DOL issued an FAQ this week offering much needed guidance for attorneys in PERM processing, where an ethical balance must be achieved among the Employer, Attorney and DOL regarding the attorney's scope of representation.
Spurred by concerns of attorney participation in the consideration of job applicants, DOL stated that DOL does not prohibit attorneys and agents from performing analyses to counsel their clients on legal questions that may arise. The employer, not the attorney, must determine whether a U.S. applicant's credentials meet the minimum qualifications for the position, unless the attorney or agent is the representative of the employer who routinely performs this function.
After an employer evaluates a U.S. worker and concludes that the worker is unqualified, the employer may seek the advice of its attorney to ensure that its reasons for rejecting the U.S. worker are lawful, and the attorney or agent may review the qualifications of the U.S. worker to the extent necessary to provide that advice. By contrast, if an employer evaluates a U.S. worker and determines that the worker is minimally qualified, the attorney may not thereafter consider the applicant's qualifications and attempt to substitute his or her own judgment for that of the employer. An employer's determination that a U.S. worker is minimally qualified for a position constitutes clear evidence that there are U.S. workers who are able, willing, qualified and available for the work to be undertaken.
Attorneys and agents may receive resumes and applications from U.S. workers who respond to recruitment efforts, however, they may not conduct any preliminary screening of applications before the employer does. The attorney may not withhold from the employer any resumes or application received from U.S. workers.
After the evaluation of applications by the employer has been completed, the employer may consult with its attorney about the implications of its qualification determinations on the labor certification application. Employers may ask attorneys their opinions whether workers were rejected for lawful, job related reasons. Attorneys may not dissuade employers from initial decisions on minimal qualifications.
If DOL finds evidence of potentially improper consideration of U.S. worker applicants, the Department may audit applications to determine whether recruitment was done in good faith. The DOL does not distinguish between attorneys and agents, believing that agents, as well as attorneys, may provide legal advice to employers.
The FAQ reiterates the previous rule that attorneys and agents may not participate in the interviewing of U.S. worker applicants, unless the attorney or agent is the representative of the employer who routinely performs this function for positions for which labor certifications are not filed. DOL stated, "Such involvement, because of its uniqueness, has resulted in an impermissible "chilling effect" on the interests of U.S. worker-applicants in the position.

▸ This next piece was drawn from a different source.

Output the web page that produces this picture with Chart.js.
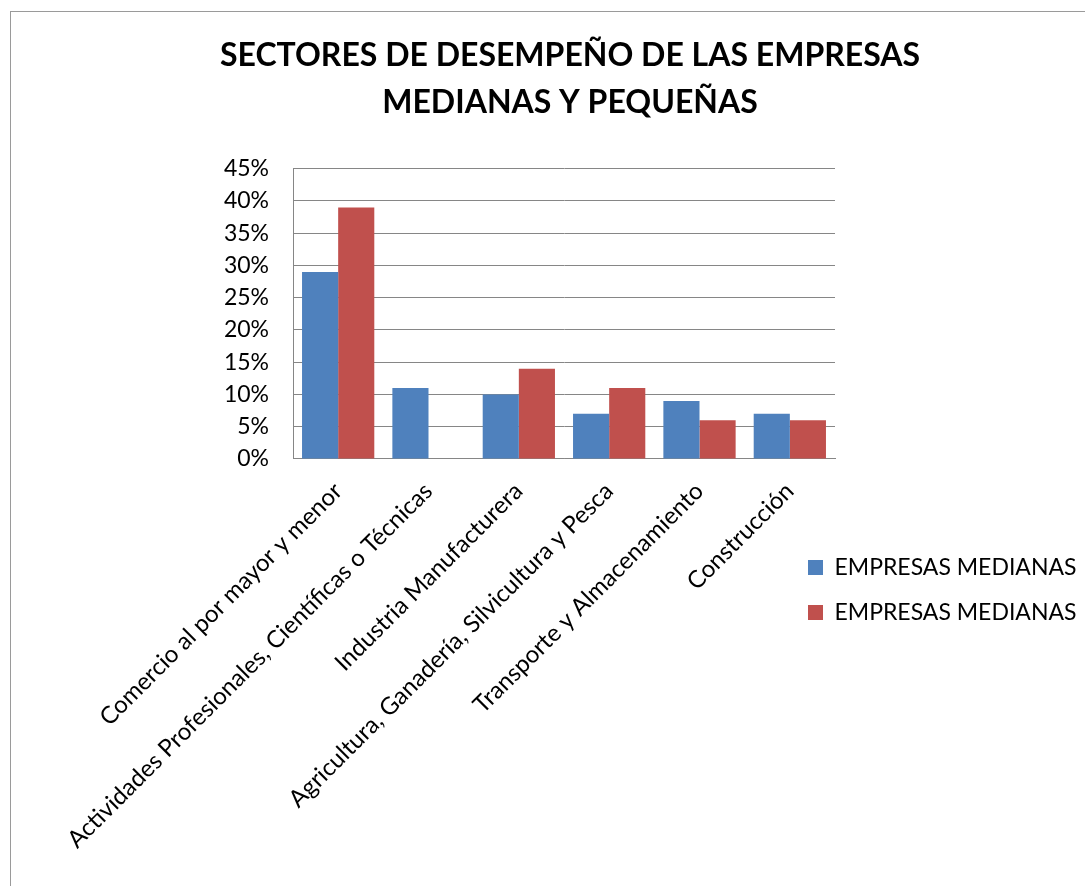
<!DOCTYPE html>
<html lang="es">

<head>
    <meta charset="UTF-8">
    <title>Sectores de desempeño</title>
    <style>
        body {
            margin: 0;
            background: #fff;
            overflow: hidden;
        }

        #marco {
            position: absolute;
            left: 10px;
            top: 11px;
            width: 1118px;
            height: 900px;
            border-left: 1px solid #9a9a9a;
            border-top: 1px solid #9a9a9a;
        }

        #marco canvas {
            display: block;
        }
    </style>
</head>

<body>
    <div id="marco">
        <canvas id="sectoresChart" width="1118" height="874"></canvas>
    </div>

    <script src="https://cdn.jsdelivr.net/npm/chart.js"></script>
    <script>
        // Datos
        const categorias = [
            'Comercio al por mayor y menor',
            'Actividades Profesionales, Científicas o Técnicas',
            'Industria Manufacturera',
            'Agricultura, Ganadería, Silvicultura y Pesca',
            'Transporte y Almacenamiento',
            'Construcción'
        ];
        const serie1 = [29, 11, 10, 7, 9, 7];
        const serie2 = [39, 0, 14, 11, 6, 6];
        const nombresSeries = ['EMPRESAS MEDIANAS', 'EMPRESAS MEDIANAS'];
        const titulo = ['SECTORES DE DESEMPEÑO DE LAS EMPRESAS', 'MEDIANAS Y PEQUEÑAS'];
        const ejeY = { min: 0, max: 45, paso: 5 };

        const fuente = 'Lato';
        const gris = '#868686';

        // mueve la leyenda debajo, a la derecha (como en Excel)
        const moverLeyenda = {
            id: 'moverLeyenda',
            afterLayout(chart) {
                const lg = chart.legend;
                if (!lg) return;
                const w = lg.width, h = lg.height;
                lg.left = 775;
                lg.top = 522;
                lg.right = lg.left + w;
                lg.bottom = lg.top + h;
            }
        };

        const ctx = document.getElementById('sectoresChart').getContext('2d');
        new Chart(ctx, {
            type: 'bar',
            data: {
                labels: categorias,
                datasets: [{
                    label: nombresSeries[0],
                    data: serie1,
                    backgroundColor: '#4F81BD',
                    yAxisID: 'y'
                }, {
                    label: nombresSeries[1],
                    data: serie2,
                    backgroundColor: '#C0504D',
                    yAxisID: 'y'
                }]
            },
            options: {
                responsive: false,
                animation: false,
                layout: {
                    padding: { left: 0, right: 0, top: 0, bottom: 22 }
                },
                datasets: {
                    bar: {
                        categoryPercentage: 0.8,
                        barPercentage: 1.0
                    }
                },
                plugins: {
                    title: {
                        display: true,
                        text: titulo,
                        color: '#000',
                        font: { family: fuente, size: 32, weight: 'bold', lineHeight: 1.48 },
                        padding: { top: 20, bottom: 42 }
                    },
                    legend: {
                        position: 'chartArea',
                        align: 'start',
                        labels: {
                            color: '#000',
                            font: { family: fuente, size: 23 },
                            boxWidth: 15,
                            boxHeight: 15,
                            padding: 22
                        }
                    },
                    tooltip: { enabled: false }
                },
                scales: {
                    x: {
                        grid: { display: false },
                        border: { display: true, color: gris },
                        ticks: {
                            color: '#000',
                            font: { family: fuente, size: 24 },
                            maxRotation: 45,
                            minRotation: 45,
                            autoSkip: false,
                            padding: 10
                        }
                    },
                    y: {
                        min: ejeY.min,
                        max: ejeY.max,
                        grid: { color: gris, drawTicks: false },
                        border: { display: true, color: gris },
                        ticks: {
                            stepSize: ejeY.paso,
                            color: '#000',
                            font: { family: fuente, size: 23 },
                            padding: 24,
                            callback: v => v + '%'
                        },
                        afterFit: s => { s.width = 282; }
                    },
                    derecha: {
                        type: 'linear',
                        position: 'right',
                        display: true,
                        grid: { display: false },
                        border: { display: false },
                        ticks: { display: false },
                        afterFit: s => { s.width = 294; }
                    }
                }
            },
            plugins: [moverLeyenda]
        });
    </script>
</body>

</html>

The FAQ does not change this long-standing rule but clarifies that audits are appropriate to inquire into possible bad faith recruitment. At the same time, it upholds the attorney's role in advising employers about applicants whom they have determined are minimally qualified. Practitioners should set up a system where employers may consider job applicants, using the minimal requirements stated on the PERM application, and then forward the results for additional legal analysis. Such analysis might include whether an applicants is a U.S. Worker (a legal definition and term of art), whether the employer has a duty to inquire further to determine qualifications, how to interpret the Kellogg rule, how to define the rule requiring on-the-job-training, how to analyze experience, education and training in lieu of stated requirements, and legal implications of follow-up contact regarding references, diplomas, and further documentation. DOL has strict legal rules on these and other issues.